Organizing records and handoff information
AI can easily draft standard logs and handoff notes. Reducing time spent on formatting records allows controllers to keep more attention on monitoring the airspace itself.
Work That Will Remain
Air traffic control is not completed by listing candidates. Human responsibility remains in deciding which aircraft take priority and how much safety margin should be protected when multiple abnormalities overlap.
Prioritizing when multiple constraints collide
When weather deterioration, delays, emergency declarations, and runway restrictions occur at once, the order of movement often needs to be rebuilt for safety rather than efficiency. Deciding who moves first and who waits remains an experience-heavy human judgment.
Drawing the line on how much safety margin to keep
A spacing interval that is technically possible may still be too tight once weather and communication conditions are considered. Knowing when and where to lean decisively toward the safe side remains a controller's responsibility.
Sharing intent clearly with pilots
Even short instructions must account for how well the cockpit understands the situation and where uncertainty remains. Giving correct instructions is not enough; controllers also need to communicate in a way that leads to correct execution.

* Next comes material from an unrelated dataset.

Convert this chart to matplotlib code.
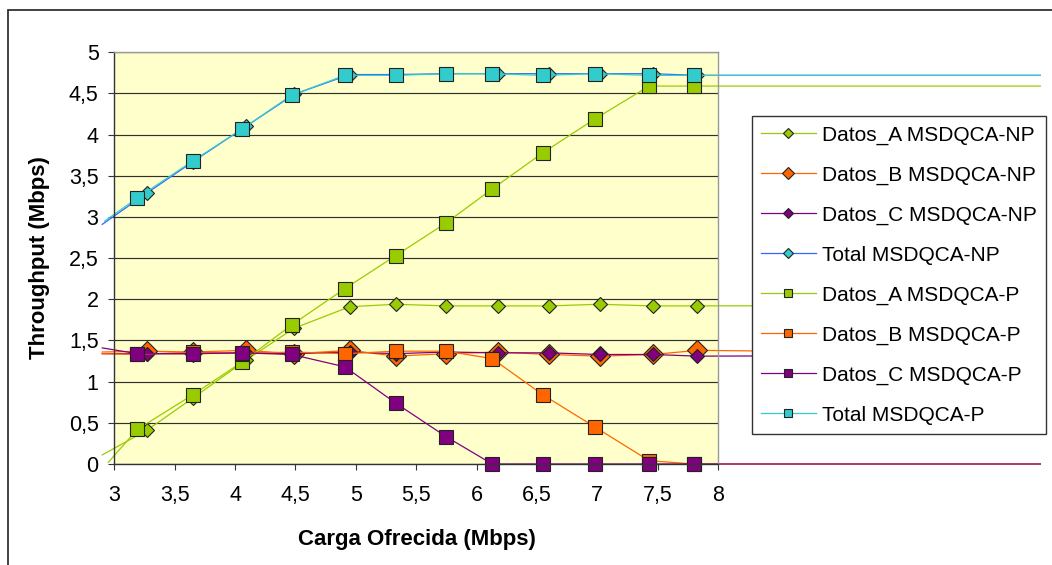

Reconstructing the whole operation during abnormalities
A problem affecting one aircraft can ripple through the entire airspace. Rebuilding the whole picture without letting the system collapse requires overarching human coordination rather than narrow local optimization.
Skills to Learn
Air traffic controllers need more than the ability to understand calculations. They need to be able to reorganize operations themselves under exceptional conditions. The more they can protect safety margins through judgment and language, the harder they are to replace.
The ability to read forward and see ripple effects
Controllers need to think not only about the immediate change, but about where that change will propagate several minutes later. Those who can track the whole airspace over time, rather than just solving the immediate local problem, remain strongest.
Short, unambiguous communication
The more pressure there is, the more controllers need short, unmistakable instructions. People who can leave no room for misunderstanding without wasting words remain difficult to replace.
Prioritization during abnormal operations
Knowing the right answer in standard conditions is not enough. Controllers need to decide instantly what must be protected first when the system starts to break down. The ability to reorder for safety rather than efficiency becomes even more valuable as AI use spreads.
The ability to spot where AI suggestions become dangerous
AI may propose routes or sequences that look rational on paper while missing real communication strain or timing risk. Controllers who can use those suggestions while independently checking where they may become unsafe remain especially valuable.
Potential Career Moves
Experience as an air traffic controller builds strengths in designing safety margins, setting priorities, and communicating in real time. It transfers naturally to roles that stabilize operations under multiple constraints.
Operations manager
Experience setting priorities when multiple constraints overlap can translate into broader field-operations leadership. It suits people who want to extend their ability to keep flows stable without sacrificing safety.
Project manager
Experience reordering work while accounting for different stakeholders is valuable in complex project execution. It suits people who want to transfer real-time coordination skill into delivery-oriented work.
Logistics coordinator
The ability to spot where a flow will jam and reorder it early is useful in logistics coordination as well. It suits people who want to apply airspace-level flow thinking to the movement of goods.
Compliance officer
Experience balancing safety rules against operational realities is valuable in rule operation and internal control. It suits people who want to move into designing rules that can actually be followed in practice.
Training specialist
People who can put short, unambiguous communication and abnormal-situation prioritization into words often perform well in operational and safety training. It suits those who want to turn the weight of real operations into education.
Safety manager
Experience in anticipating danger and deciding when to lean toward safety is useful in audits and preventive safety design. Those who know real operational tension often create safer systems than people who only know rules on paper.
Summary
Even as AI improves the calculation side of air traffic control, the responsibility for preserving safety margins across the whole operation remains. Congestion forecasts and route suggestions may become more efficient, but the core of abnormal-operation prioritization and communication stays human. The controllers who remain strongest will be the ones who can take suggestions and still reorganize a broken situation toward the safe side.